The Department of Defense has not committed funding for the program beyond the current 180-plane contract with Boeing Co., which expires in April 2008. Supporters of the program urged the Pentagon on Tuesday to agree to at least 42 more C-17s.

"We are in a war, and the president has said to stay the course," Rep. Juanita Millender-McDonald (D-Carson) said. "With that kind of announcement, the president realizes that he needs a military force and an aircraft cargo [plane] with powerful might. The C-17, like no other aircraft, can go into the combat zone and go right to the troops."

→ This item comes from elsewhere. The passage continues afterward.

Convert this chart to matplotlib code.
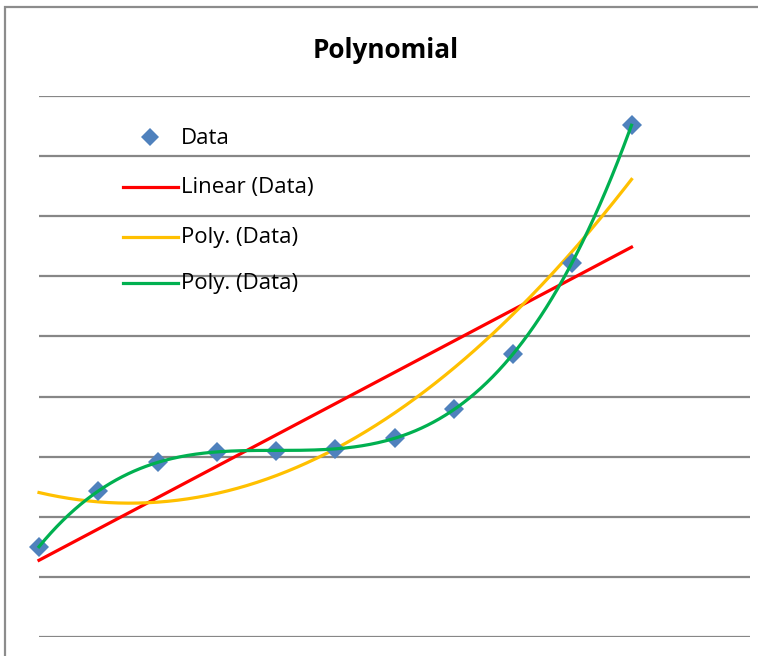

She was among a group, which included Long Beach Mayor Beverly O'Neill and council members Frank Colonna and Tonia Reyes Uranga, that met Tuesday with Air Force Secretary Michael W. Wynne to discuss the future of the program.

Millender-McDonald reported being "cautiously optimistic" after the meeting, and said that Wynne understood the delegation's concerns.

"Secretary Wynne acknowledged the contribution of the local workforce in producing the aircraft," she said. "Now we feel it's time for us to get a little bit of that contribution back by a continued production of the aircraft."

Through a spokesman, Wynne said he welcomed the input from the community, but noted: "We're awaiting the results of several studies as well as the completion of the budget process before any decision on C-17 purchases beyond the current 180 airplanes is made."

The C-17 has been used in Iraq to transport troops and equipment and has helped provide aid to victims of hurricanes Katrina and Rita in the Gulf Coast region. The plane is about 175 feet long and can reach speeds of 500 mph.

The plane's manufacturer, Boeing, is the largest employer in Long Beach, where about 7,000 people work on the aircraft. According to O'Neill, production of the C-17 is an $8.4-billion industry; about 15 planes come out of the company's Long Beach plant each year.

"If C-17 production stops, we are talking about losing the largest aircraft production plant in the United States," she said. "Valuable talent will be lost. We feel that it would be a disaster to lose part of our national defense and national economy."

Early this month, Gov. Arnold Schwarzenegger sent a letter to President Bush expressing his displeasure with the Defense Department and his concern for the California economy.

"California has suffered disproportionately during the defense drawdown of the last decade," he wrote. "I am disappointed that, despite strong congressional support, the Department of Defense reportedly has not committed future funding to continue the successful C-17 multiyear procurement program beyond the current contract."

The armed services committees in the Senate and the House have authorized a multiyear C-17 procurement in their fiscal 2006 defense authorization bills, but Millender-McDonald said that funding had yet to be appropriated.